Seventeenth Sunday after Pentecost

Our Gospel passage is taken from Matthew, Chapter 20

If taken literally, the parable of the Labourers in the Vineyard would likely raise the hackles of any business person, whether in the corporate or not-for-profit world. This parable is certainly not about a fair wage or just recompense for work. In fact, it goes against our sensibilities about what is just and fair, and this is a danger for any of us hearing the parables and trying to make sense of them as twenty-first century Christians. Matthew writes for a mixed congregation that includes both Jewish Christians of long standing (who may have known Jesus personally) and others who have joined recently, many of whom are Gentile converts.

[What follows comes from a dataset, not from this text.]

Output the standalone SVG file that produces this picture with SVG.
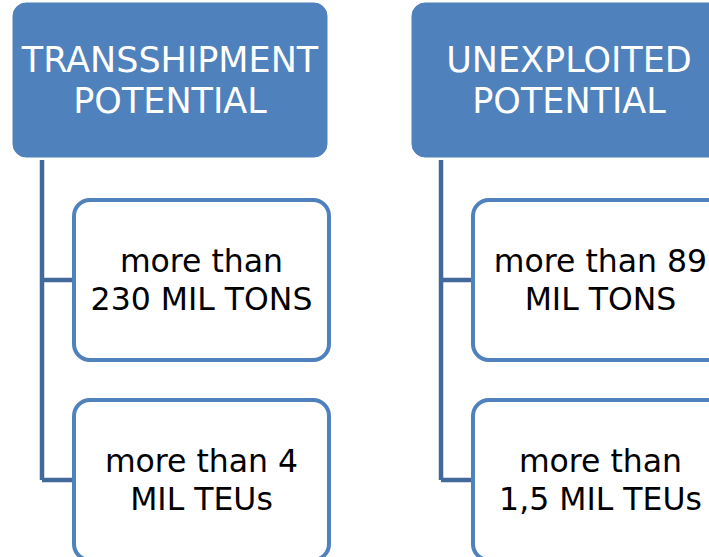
<svg xmlns="http://www.w3.org/2000/svg" width="709" height="557" viewBox="0 0 709 557">
<style>
.hdr{fill:#4F81BD;stroke:#4F81BD;stroke-width:1}
.box{fill:#FFFFFF;stroke:#4F81BD;stroke-width:4}
.conn{fill:none;stroke:#41699B;stroke-width:4.5;stroke-linejoin:miter}
.ht{font-family:"DejaVu Sans",sans-serif;font-size:35px;fill:#FFFFFF;text-anchor:middle}
.bt{font-family:"DejaVu Sans",sans-serif;font-size:31.5px;fill:#000000;text-anchor:middle}
</style>
<rect width="709" height="557" fill="#FFFFFF"/>
<g id="connectors">
<path class="conn" d="M42,160 V480 M42,280 H74 M42,480 H74"/>
<path class="conn" d="M441,160 V480 M441,280 H473 M441,480 H473"/>
</g>
<g id="h1">
<rect class="hdr" x="13" y="3" width="314" height="154" rx="13"/>
<text class="ht" x="170" y="72">TRANSSHIPMENT</text>
<text class="ht" x="170" y="113">POTENTIAL</text>
</g>
<g id="h2">
<rect class="hdr" x="412" y="3" width="314" height="154" rx="13"/>
<text class="ht" x="569" y="72">UNEXPLOITED</text>
<text class="ht" x="569" y="113">POTENTIAL</text>
</g>
<g id="b1">
<rect class="box" x="74" y="200" width="255" height="160" rx="16"/>
<text class="bt" x="201.5" y="272">more than</text>
<text class="bt" x="201.5" y="310">230 MIL TONS</text>
</g>
<g id="b2">
<rect class="box" x="74" y="400" width="255" height="160" rx="16"/>
<text class="bt" x="201.5" y="472">more than 4</text>
<text class="bt" x="201.5" y="510">MIL TEUs</text>
</g>
<g id="b3">
<rect class="box" x="473" y="200" width="255" height="160" rx="16"/>
<text class="bt" x="600.5" y="272">more than 89</text>
<text class="bt" x="600.5" y="310">MIL TONS</text>
</g>
<g id="b4">
<rect class="box" x="473" y="400" width="255" height="160" rx="16"/>
<text class="bt" x="600.5" y="472">more than</text>
<text class="bt" x="600.5" y="510">1,5 MIL TEUs</text>
</g>
</svg>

Regardless of this, Matthew speaks to the main question of God’s relationship to Israel, as well as the constant struggle between religious people who see themselves as doing the lion’s share of God’s work and those who do not seem to carry their weight. What we learn from this parable is that the landowner begins by giving everyone in the story work. They all begin in the same situation but easily forget by the end of the day where they started. Their energy goes not to the fact that they have had work and are being paid but to the inequity they see. Envy becomes more important than what they have received. ‘Are you envious because I am generous?’ asks the landowner. How easily we can relate to the grumbling of the labourers who assumed that because they went into the vineyard early in the day, they would be paid more. Do we find ourselves envious of another’s gifts, talents, abilities, possessions, social status, and so forth? How often are we envious of others’ good fortune? Are we unable to celebrate another’s good fortune because we have not celebrated our own? How often are we ungrateful for God’s graciousness and mercy? How often do we deny God’s love and forgiveness in our own lives? Jesus leaves us with a question: can we learn to see through the eyes of God?  You and I are invited and challenged to look at where we see ourselves in Jesus’ parable.